* start *
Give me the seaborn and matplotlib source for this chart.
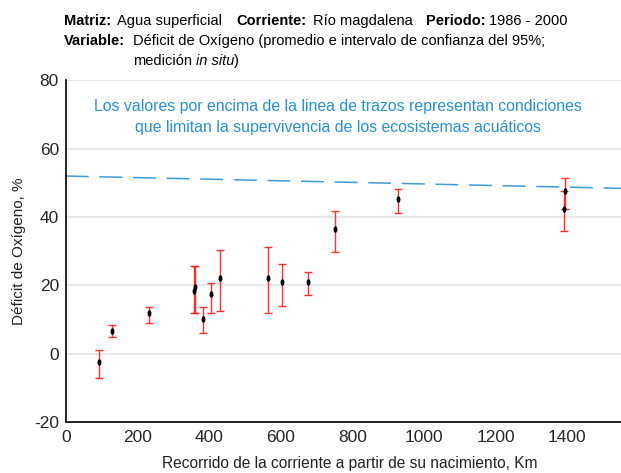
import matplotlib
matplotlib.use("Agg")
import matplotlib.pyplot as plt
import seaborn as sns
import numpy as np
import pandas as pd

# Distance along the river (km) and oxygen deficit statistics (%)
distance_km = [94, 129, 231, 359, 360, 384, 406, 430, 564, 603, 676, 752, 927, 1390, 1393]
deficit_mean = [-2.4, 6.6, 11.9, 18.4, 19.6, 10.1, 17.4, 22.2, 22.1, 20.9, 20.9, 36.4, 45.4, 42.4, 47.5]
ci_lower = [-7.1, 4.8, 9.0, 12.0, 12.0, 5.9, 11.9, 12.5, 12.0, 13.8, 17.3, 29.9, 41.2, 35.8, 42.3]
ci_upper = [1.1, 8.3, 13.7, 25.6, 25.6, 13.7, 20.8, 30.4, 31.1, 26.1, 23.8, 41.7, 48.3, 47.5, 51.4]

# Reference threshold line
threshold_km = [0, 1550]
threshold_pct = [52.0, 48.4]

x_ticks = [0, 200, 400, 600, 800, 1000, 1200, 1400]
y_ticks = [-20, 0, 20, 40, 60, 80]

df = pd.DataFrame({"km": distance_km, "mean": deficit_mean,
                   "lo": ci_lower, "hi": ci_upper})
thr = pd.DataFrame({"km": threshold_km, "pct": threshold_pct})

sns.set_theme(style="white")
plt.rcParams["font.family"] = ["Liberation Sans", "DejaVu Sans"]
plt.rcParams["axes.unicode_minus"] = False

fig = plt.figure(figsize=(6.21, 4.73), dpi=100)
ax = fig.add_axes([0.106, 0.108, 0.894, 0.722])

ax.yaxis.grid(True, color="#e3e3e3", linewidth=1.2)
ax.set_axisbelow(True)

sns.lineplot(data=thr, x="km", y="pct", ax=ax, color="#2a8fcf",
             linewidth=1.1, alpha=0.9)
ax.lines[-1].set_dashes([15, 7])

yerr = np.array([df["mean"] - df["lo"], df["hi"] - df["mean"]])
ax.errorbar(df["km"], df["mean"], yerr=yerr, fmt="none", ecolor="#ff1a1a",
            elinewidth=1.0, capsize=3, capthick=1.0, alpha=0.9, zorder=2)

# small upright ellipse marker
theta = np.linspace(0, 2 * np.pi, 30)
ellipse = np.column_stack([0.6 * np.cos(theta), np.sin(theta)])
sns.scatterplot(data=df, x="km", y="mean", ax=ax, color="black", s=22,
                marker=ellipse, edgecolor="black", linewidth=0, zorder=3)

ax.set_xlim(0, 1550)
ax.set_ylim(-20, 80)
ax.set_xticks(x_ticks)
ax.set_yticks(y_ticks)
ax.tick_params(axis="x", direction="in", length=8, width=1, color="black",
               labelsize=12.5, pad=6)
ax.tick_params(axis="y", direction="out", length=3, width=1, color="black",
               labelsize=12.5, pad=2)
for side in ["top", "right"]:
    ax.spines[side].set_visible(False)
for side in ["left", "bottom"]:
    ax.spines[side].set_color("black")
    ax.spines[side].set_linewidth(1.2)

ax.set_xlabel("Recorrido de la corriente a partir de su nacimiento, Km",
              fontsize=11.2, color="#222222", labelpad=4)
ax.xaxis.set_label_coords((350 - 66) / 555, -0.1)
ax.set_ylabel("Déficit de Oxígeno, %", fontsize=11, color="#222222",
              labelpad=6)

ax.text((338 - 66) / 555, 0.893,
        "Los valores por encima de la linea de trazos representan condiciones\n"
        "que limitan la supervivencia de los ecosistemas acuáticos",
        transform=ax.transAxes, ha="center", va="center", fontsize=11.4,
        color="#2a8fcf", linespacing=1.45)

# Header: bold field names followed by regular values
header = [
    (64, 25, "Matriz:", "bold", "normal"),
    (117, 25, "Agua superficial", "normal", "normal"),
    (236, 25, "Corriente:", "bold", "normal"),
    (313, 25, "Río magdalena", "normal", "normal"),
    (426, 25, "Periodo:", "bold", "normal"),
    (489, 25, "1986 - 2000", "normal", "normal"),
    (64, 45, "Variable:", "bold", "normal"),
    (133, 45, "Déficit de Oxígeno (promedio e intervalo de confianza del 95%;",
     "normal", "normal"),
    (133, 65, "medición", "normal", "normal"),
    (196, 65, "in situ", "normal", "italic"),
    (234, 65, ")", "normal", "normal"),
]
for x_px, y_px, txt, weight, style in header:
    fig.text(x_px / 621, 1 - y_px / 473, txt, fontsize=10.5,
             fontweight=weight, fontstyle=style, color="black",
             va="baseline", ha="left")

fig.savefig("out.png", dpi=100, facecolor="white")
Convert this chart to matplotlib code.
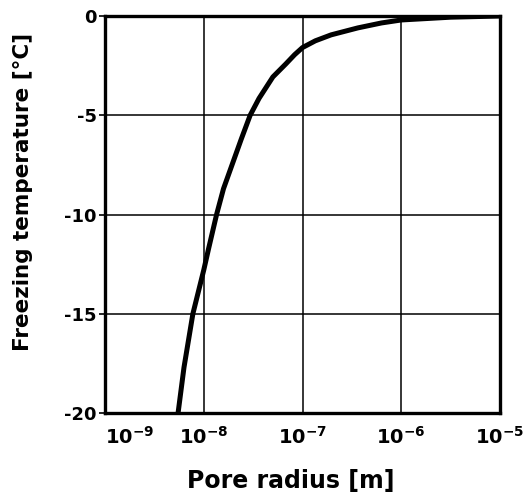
* end *
- WRITTEN REQUEST -
Using the data above, print every line exactly, omitting pictures.

- THE ANSWER -
Give me the seaborn and matplotlib source for this chart.
import matplotlib
matplotlib.use("Agg")
import matplotlib.pyplot as plt
import seaborn as sns
import numpy as np
import pandas as pd

# Distance along the river (km) and oxygen deficit statistics (%)
distance_km = [94, 129, 231, 359, 360, 384, 406, 430, 564, 603, 676, 752, 927, 1390, 1393]
deficit_mean = [-2.4, 6.6, 11.9, 18.4, 19.6, 10.1, 17.4, 22.2, 22.1, 20.9, 20.9, 36.4, 45.4, 42.4, 47.5]
ci_lower = [-7.1, 4.8, 9.0, 12.0, 12.0, 5.9, 11.9, 12.5, 12.0, 13.8, 17.3, 29.9, 41.2, 35.8, 42.3]
ci_upper = [1.1, 8.3, 13.7, 25.6, 25.6, 13.7, 20.8, 30.4, 31.1, 26.1, 23.8, 41.7, 48.3, 47.5, 51.4]

# Reference threshold line
threshold_km = [0, 1550]
threshold_pct = [52.0, 48.4]

x_ticks = [0, 200, 400, 600, 800, 1000, 1200, 1400]
y_ticks = [-20, 0, 20, 40, 60, 80]

df = pd.DataFrame({"km": distance_km, "mean": deficit_mean,
                   "lo": ci_lower, "hi": ci_upper})
thr = pd.DataFrame({"km": threshold_km, "pct": threshold_pct})

sns.set_theme(style="white")
plt.rcParams["font.family"] = ["Liberation Sans", "DejaVu Sans"]
plt.rcParams["axes.unicode_minus"] = False

fig = plt.figure(figsize=(6.21, 4.73), dpi=100)
ax = fig.add_axes([0.106, 0.108, 0.894, 0.722])

ax.yaxis.grid(True, color="#e3e3e3", linewidth=1.2)
ax.set_axisbelow(True)

sns.lineplot(data=thr, x="km", y="pct", ax=ax, color="#2a8fcf",
             linewidth=1.1, alpha=0.9)
ax.lines[-1].set_dashes([15, 7])

yerr = np.array([df["mean"] - df["lo"], df["hi"] - df["mean"]])
ax.errorbar(df["km"], df["mean"], yerr=yerr, fmt="none", ecolor="#ff1a1a",
            elinewidth=1.0, capsize=3, capthick=1.0, alpha=0.9, zorder=2)

# small upright ellipse marker
theta = np.linspace(0, 2 * np.pi, 30)
ellipse = np.column_stack([0.6 * np.cos(theta), np.sin(theta)])
sns.scatterplot(data=df, x="km", y="mean", ax=ax, color="black", s=22,
                marker=ellipse, edgecolor="black", linewidth=0, zorder=3)

ax.set_xlim(0, 1550)
ax.set_ylim(-20, 80)
ax.set_xticks(x_ticks)
ax.set_yticks(y_ticks)
ax.tick_params(axis="x", direction="in", length=8, width=1, color="black",
               labelsize=12.5, pad=6)
ax.tick_params(axis="y", direction="out", length=3, width=1, color="black",
               labelsize=12.5, pad=2)
for side in ["top", "right"]:
    ax.spines[side].set_visible(False)
for side in ["left", "bottom"]:
    ax.spines[side].set_color("black")
    ax.spines[side].set_linewidth(1.2)

ax.set_xlabel("Recorrido de la corriente a partir de su nacimiento, Km",
              fontsize=11.2, color="#222222", labelpad=4)
ax.xaxis.set_label_coords((350 - 66) / 555, -0.1)
ax.set_ylabel("Déficit de Oxígeno, %", fontsize=11, color="#222222",
              labelpad=6)

ax.text((338 - 66) / 555, 0.893,
        "Los valores por encima de la linea de trazos representan condiciones\n"
        "que limitan la supervivencia de los ecosistemas acuáticos",
        transform=ax.transAxes, ha="center", va="center", fontsize=11.4,
        color="#2a8fcf", linespacing=1.45)

# Header: bold field names followed by regular values
header = [
    (64, 25, "Matriz:", "bold", "normal"),
    (117, 25, "Agua superficial", "normal", "normal"),
    (236, 25, "Corriente:", "bold", "normal"),
    (313, 25, "Río magdalena", "normal", "normal"),
    (426, 25, "Periodo:", "bold", "normal"),
    (489, 25, "1986 - 2000", "normal", "normal"),
    (64, 45, "Variable:", "bold", "normal"),
    (133, 45, "Déficit de Oxígeno (promedio e intervalo de confianza del 95%;",
     "normal", "normal"),
    (133, 65, "medición", "normal", "normal"),
    (196, 65, "in situ", "normal", "italic"),
    (234, 65, ")", "normal", "normal"),
]
for x_px, y_px, txt, weight, style in header:
    fig.text(x_px / 621, 1 - y_px / 473, txt, fontsize=10.5,
             fontweight=weight, fontstyle=style, color="black",
             va="baseline", ha="left")

fig.savefig("out.png", dpi=100, facecolor="white")
Convert this chart to matplotlib code.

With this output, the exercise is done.